Partículas de coronavírus vistas em microscópio eletrônico Imagem: NIAID/National Institutes of Health/Science Photo Library

Matéria de Barbara Fraser para a revista Nature, publicada em 22/5, traz entrevista com o presidente da ABC, Luiz Davidovich, na qual destaca a luta contra movimento anti-ciência, paralelo ao rápido aumento de casos de covid-19.

Em tradução livre, a jornalista aponta que o Brasil está em terceiro (hoje já em segundo) lugar entre os números mundiais de casos confirmados de covid-19, com mais de 300 mil infectados e 20 mil mortos. Os pesquisadores brasileiros, no entanto, têm mais de um inimigo a enfrentar: como se não bastasse o coronavírus, há a atitude anti-ciência do Governo Federal.

O presidente brasileiro rejeitou as medidas de distanciamento social e vem promovendo fortemente a droga anti malárica cloroquina como tratamento para covid-19, a despeito da falta de evidências de sua eficácia. Dois ministros da Saúde já foram demitidos por discordarem dessas práticas.

Apesar disso, os pesquisadores brasileiros estão trabalhando pesado para enfrentar os desafios que a pandemia está trazendo, de acordo com o físico Luiz Davidovich, presidente da Academia Brasileira de Ciências, entrevistado por Fraser.

Davidovich falou à Nature sobre os impactos das atitudes anti-ciência e os cortes de orçamento para pesquisa, assim como sobre possibilidades pós-pandemia.

Ele deu destaque aos esforços incansáveis dos cientistas brasileiros.
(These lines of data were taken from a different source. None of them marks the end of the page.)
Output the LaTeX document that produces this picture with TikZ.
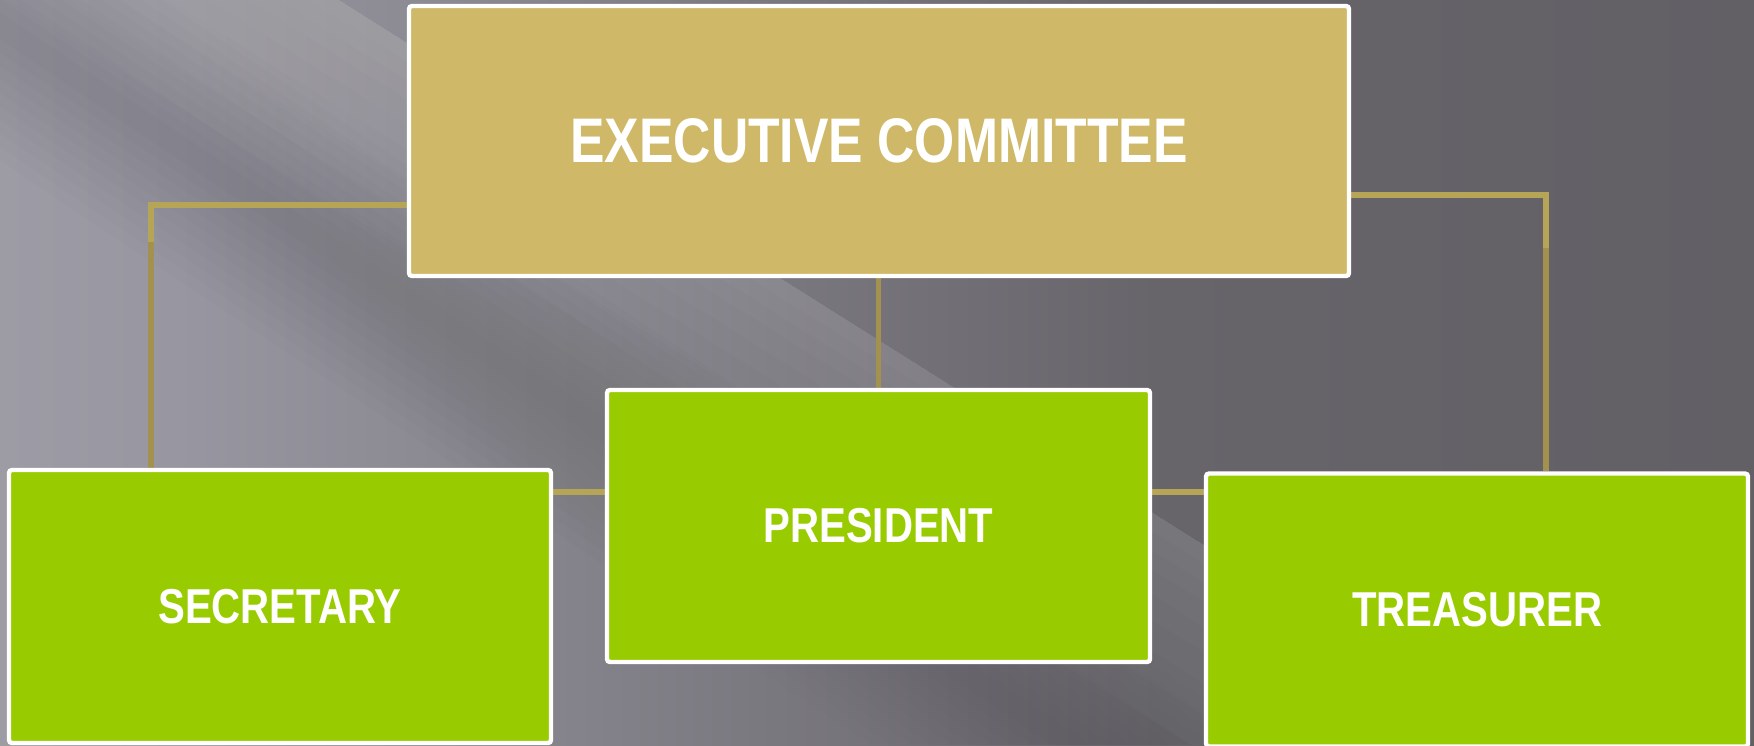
\documentclass[tikz,border=0pt]{standalone}
\usepackage{fontspec}
\setmainfont{Liberation Sans}
\newfontfamily\narrowfont{Liberation Sans}[FakeStretch=0.82]
\definecolor{bgL}{HTML}{B6B4BB}
\definecolor{bgM}{HTML}{9896A0}
\definecolor{bgD}{HTML}{67656A}
\definecolor{bgR}{HTML}{5A585E}
\definecolor{goldfill}{HTML}{CFB968}
\definecolor{goldline}{HTML}{B6A457}
\definecolor{golddark}{HTML}{A2914F}
\definecolor{greenfill}{HTML}{99CC00}
\pgfdeclarehorizontalshading{bgshade}{100bp}{color(0bp)=(bgL); color(30bp)=(bgM); color(58bp)=(bgD); color(100bp)=(bgR)}
\pgfdeclarelayer{back}
\pgfsetlayers{back,main}
\tikzset{
  conn/.style={draw=goldline, line width=2.6pt},
  conndark/.style={draw=golddark, line width=2.6pt},
  execbox/.style={rectangle, draw=white, line width=2.2pt, rounded corners=1.5pt, fill=goldfill,
    text=white, inner sep=0pt, font=\narrowfont\bfseries\fontsize{31.5}{36}\selectfont},
  rolebox/.style={rectangle, draw=white, line width=2.2pt, rounded corners=1.5pt, fill=greenfill,
    text=white, inner sep=0pt, font=\narrowfont\bfseries\fontsize{24.5}{28}\selectfont},
}
\begin{document}
\begin{tikzpicture}[x=0.5pt,y=-0.5pt]
\useasboundingbox (0,0) rectangle (1754,745);
\clip (0,0) rectangle (1754,745);
% nodes
\node[execbox, minimum width=470pt, minimum height=135pt] (exec) at (879,141) {EXECUTIVE COMMITTEE};
\node[rolebox, minimum width=271pt, minimum height=136.5pt] (sec) at (280,606.5) {SECRETARY};
\node[rolebox, minimum width=271.5pt, minimum height=136pt] (pres) at (878.5,526) {PRESIDENT};
\node[rolebox, minimum width=271pt, minimum height=136.5pt] (tre) at (1477,610) {TREASURER};
\coordinate (lc) at (151,205);
\coordinate (rc) at (1546,195);
\coordinate (ld) at (151,242);
\coordinate (rd) at (1546,248);
\coordinate (mc) at (0,492);
\begin{pgfonlayer}{back}
  % background
  \shade[shading=bgshade] (0,0) rectangle (1754,745);
  % light streak ending in a sharp edge
  \foreach \w in {30,60,90,130,170,220,270,330}
    \fill[white, opacity=0.02] (339-\w,0) -- (339,0) -- (1521,745) -- (1521-\w,745) -- cycle;
  % soft dark band lower left
  \foreach \w in {20,40,60,80,100,120,140,160,180,200}
    \fill[black, opacity=0.009] (-39-\w,0) -- (-39+\w,0) -- (1072+\w,745) -- (1072-\w,745) -- cycle;
  % connectors
  \draw[conn] (exec.west |- lc) -| (lc |- sec.north);
  \draw[conn] (exec.east |- rc) -| (rc |- tre.north);
  \draw[conndark] (ld) -- (ld |- sec.north);
  \draw[conndark] (rd) -- (rd |- tre.north);
  \draw[conndark] (exec.south -| pres.north) -- (pres.north);
  \draw[conn] (sec.east |- mc) -- (tre.west |- mc);
\end{pgfonlayer}
\end{tikzpicture}
\end{document}
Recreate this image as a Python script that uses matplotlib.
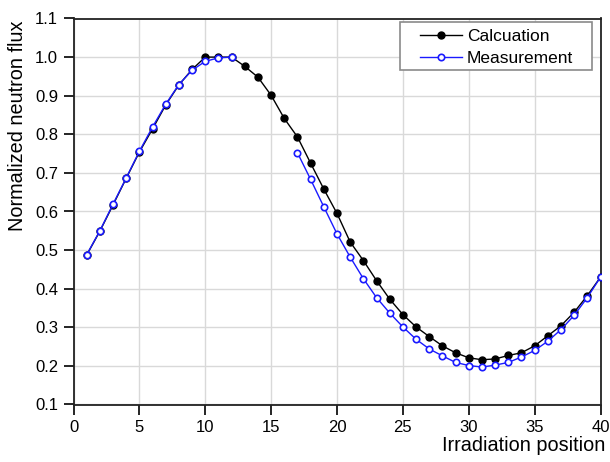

Comentou sobre as inovações criadas pelos engenheiros, como ventiladores pulmonares de baixo custo, a busca dos químicos por novos medicamentos por meio da exploração de compostos, o uso de inteligência artificial por matemáticos para identificar moléculas que possam aliviar a dor dos pacientes infectados, a pesquisa em busca de uma vacina, a pesquisa clínica sobre o efeito da cloroquina e da hidroxicloroquina em pessoas contaminadas, realizada em Manaus, no estado do Amazonas. E contou que os pesquisadores envolvidos nesta pesquisa clínica foram ameaçados de morte, em função dos seus resultados terem sido contrários ao uso desses medicamentos para tratar a covid-19. “A Academia Brasileira de Ciências conclamou o governo a apoiar e proteger esses cientistas”, afirmou o presidente da ABC.

Perguntado sobre a situação da pesquisa em outras áreas não relacionadas à pandemia, Davidovich explicou que as universidades estão fechadas, sem prazo para reabrir, e que a falta do contato pessoal frequente certamente atrasa as pesquisas, porque impacta nas situações informais do cotidiano, que ocorrem no ambiente de trabalho e que geram as boas ideias.

Davidovich falou também a respeito do dissenso positivo de alguns governos de estados do Brasil, especialmente os do Nordeste, assim como São Paulo e Rio de Janeiro, que vêm enfrentando a “desorientação” do Governo Federal por meio da criação de comitês científicos consultivos e estimulando o necessário isolamento social.

O presidente da ABC relatou que a ciência, agora, está em alta na mídia. A demanda de entrevistas para mídia impressa e para televisão está mais intensa do que nunca, e os jornalistas vêm evidenciando a importância da ciência. “Por outro lado, há pessoas afirmando que a Terra é plana, que a humanidade não tem nenhum efeito sobre o clima e que o conceito de seleção natural é errado”, lamentou Davidovich.

Respondendo à repórter, o presidente da ABC destaca o aprendizado que deveria ter ocorrido com a pandemia da zika: o Brasil pôde enfrentar o problema com sucesso porque, até então, os laboratórios de pesquisa ainda estavam conseguindo trabalhar bem, dados os recursos recebidos em anos anteriores e as colaborações nacionais bem estabelecidas. “Verificamos o quanto a cooperação científica é importante, como ter equipamentos adequados é importante, como ter pessoal bem preparado é importante. E então, foram construídas políticas públicas baseadas nesse processo de aprendizado? Não, certamente não.” Davidovich relatou que desde 2013 o orçamento para ciência, tecnologia e inovação vem sendo cortado seguidamente, causando uma fuga de cérebros e um sentimento de desalento nos jovens cientistas que continuam no país.

Sobre o desenvolvimento da pesquisa no país pós-pandemia, Davidovich ressalta o paradoxo brasileiro: mesmo detendo 20% da biodiversidade mundial, o país não tem uma política industrial de estímulo a start-ups que utilizem essa biodiversidade para a biomedicina. E aponta esse como “o caminho das pedras” para o Brasil.